The yearly Horizon Report is one of the major reports outlining technology trends in higher education. The report is put together by the New Media Consortium and the EDUCAUSE Learning Initiative . Each year the report seeks to define a research agenda by selecting six practices and technologies for particular attention. The 2008 Horizon Report highlights the six areas of:

grassroots video, collaboration webs, mobile broadband, data mashups, collective intelligence, and social operating systems.

You can download the 2008 report, and all the Horizon reports going back five years, from the Horizon Project Wiki

Resources mentioned in the report are tagged “hz08” and can be accessed on Del.icio.us at http://del.icio.us/tag/hz08

Go to the Talis blog for a podcast interview with the New Media Consortium gurus about the 2008 Horizon Report.


Monday, 28 April 2008

Anzac Day 2008





There was a lot of activity around the Aussie blogs on Anzac Day

On the Matilda Australian literary blog
Perry Middlemiss posted a poem by C.J. Dennis: The March - Anzac Day, 1928. Perry has been active on the net in Australian literature for over ten years now.
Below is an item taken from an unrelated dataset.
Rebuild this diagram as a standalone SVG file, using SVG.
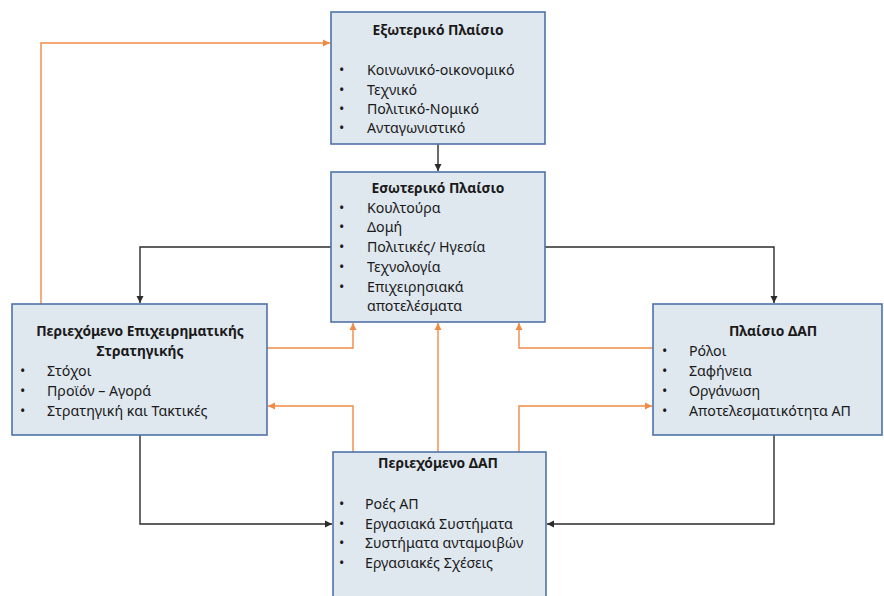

On Club Troppo there was a wonderful photo of a kid draped in an Australian flag

Here on the West Coast the surf was up. Just a few weeks back in this same Indian Ocean they finally found the wreck of the HMAS Sydney, which went down in 1941 with the loss of 645 young lives. Read the story on the Australian War Memorial blog

I couldn’t help thinking how lucky those surfers were, enjoying Anzac Day 2008.

Monday, 21 April 2008

A group "sandbox" on iGoogle

Although iGoogle is not normally used for group work, it can be done. Some ECU academic staff have tried a novel way of using iGoogle as a group "sandbox". They use the sandbox to share work and try out new Web 2.0 applications. To do this you just need to set up a Gmail account and then establish an iGoogle page. For this to be effective you would need to keep the group small and ensure that no one changes the password!

Wednesday, 16 April 2008

Trying out iGoogle

After much prompting from my colleagues I decided to give iGoogle a go. I'm not sure I really am an iGoogle fan. You can put all you put all your RSS feeds together on your iGoogle page, but you can do that anyway on Firefox and the new IE. It is great to be able to use the fun widgets (Google calls them "gadgets"). My favourite gadget is the world webcam which flips over to a new live cityscape every 3o seconds, so you can empathise with those stuck the Tokyo traffic jams, or marvel at the city lights of Stuttgart. The only downside of the world webcams are the camera night shots of ... well nothing but the dark.

At the CAVAL workshop recently Richard Wallis was saying that he has two separate computers: one that has iGoogle on it and one that doesn't. The iGoogle gives him quite different and more relevant Google search results due to the cookies. If you use iGoogle for some time on the same machine this will happen.